The common answer to how long it takes for Earth to spin once on its axis is 24 hours. This duration is so ingrained in daily life that it forms the basis of all human timekeeping and the fundamental rhythm of day and night. However, this widely accepted figure is actually an approximation based on a very specific, human-centric measurement. The scientific reality of Earth’s rotation period is more precise and involves two distinct measurements, both slightly shorter than the familiar 24-hour clock suggests. Understanding the true duration requires looking beyond the Sun to the distant stars.
Defining Earth’s Rotation Period
The 24-hour period that governs our clocks and calendars is defined as the mean solar day. This measurement represents the average time it takes for the Sun to return to the same position in the sky, typically measured from noon to noon. The solar day is the primary time unit for human civilization because it directly dictates the cycle of light and darkness. Although the length of a solar day varies slightly throughout the year due to Earth’s elliptical orbit and the tilt of its axis, the average is set at 24 hours.
This average, however, does not represent the literal time it takes for the planet to complete a single 360-degree rotation in space. The time it takes for the Earth to spin one full turn is slightly shorter than the mean solar day. This subtle but measurable discrepancy arises because Earth is constantly moving along its orbital path around the Sun. This discrepancy led astronomers to create a different standard that removes the Sun from the calculation entirely.
The Two Measurements: Solar Day vs. Sidereal Day
Astronomers use two different metrics to define Earth’s rotation, with the key difference lying in the reference point used for the measurement. The mean solar day, which is the basis for civil time, measures the rotation relative to the Sun, averaging exactly 24 hours. This is the period that dictates when the Sun appears highest in the sky from one day to the next.
The second, more fundamental measurement is the sidereal day, which defines the true rotational period of Earth relative to fixed, distant stars. This period is the actual time it takes for Earth to complete a full 360-degree spin on its axis, measuring approximately 23 hours, 56 minutes, and 4.0905 seconds. The sidereal day is nearly four minutes shorter than the solar day.
This difference occurs because Earth travels about one degree along its orbit around the Sun during the time it takes to complete a single rotation. When the planet has rotated 360 degrees, it has moved slightly forward in its orbit, meaning it needs to rotate an extra fraction of a degree to bring the Sun back to the original position in the sky. This extra rotational distance accounts for the additional 3 minutes and 56 seconds in the solar day. Consequently, the true period of a single rotation, the sidereal day, is shorter because it only requires the full 360-degree turn relative to the unmoving background stars.
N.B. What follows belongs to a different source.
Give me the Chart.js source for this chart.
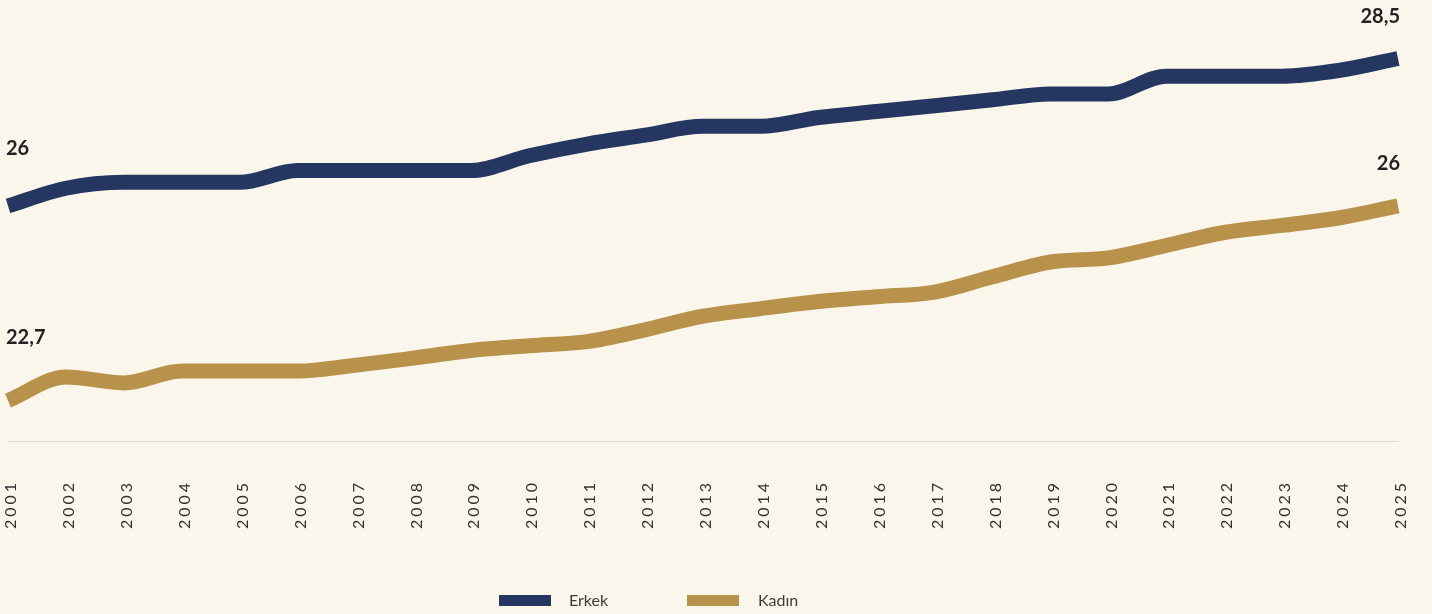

Why Rotation Speed Is Not Fixed
The duration of Earth’s rotation is not a constant value, but is instead subject to long-term and short-term variations caused by gravitational and geophysical forces. The most significant long-term effect is tidal braking, which causes the rotation to slow down gradually over vast stretches of time. This braking is caused primarily by the gravitational pull of the Moon and the Sun, which creates tidal bulges on Earth, mainly in the oceans.
As the Earth rotates, it drags these bulges slightly ahead of the direct line connecting Earth and the Moon, creating a gravitational tug that acts as a brake on the planet’s spin. This effect is measurable, currently increasing the length of the solar day by about 2.3 milliseconds per century. Over geological history, tidal braking has significantly lengthened the day, which was only about six hours long billions of years ago.
On shorter timescales, the rotation rate experiences fluctuations due to internal and external forces, which can cause the day to be milliseconds longer or shorter. These short-term changes are influenced by the dynamics of the Earth’s molten liquid core, atmospheric wind patterns, and the movement of large amounts of water, such as melting ice caps. For instance, a recent trend of Earth’s core causing a slight acceleration has been observed, a factor currently being counteracted by the slowing effect of melting polar ice.
Because the actual rotation period is always changing, a system of “leap seconds” is occasionally required to keep the human time standard of Coordinated Universal Time (UTC) aligned with astronomical time. The International Earth Rotation and Reference Systems Service monitors these changes closely, ensuring that our highly precise atomic clocks remain synchronized with the planet’s rotation.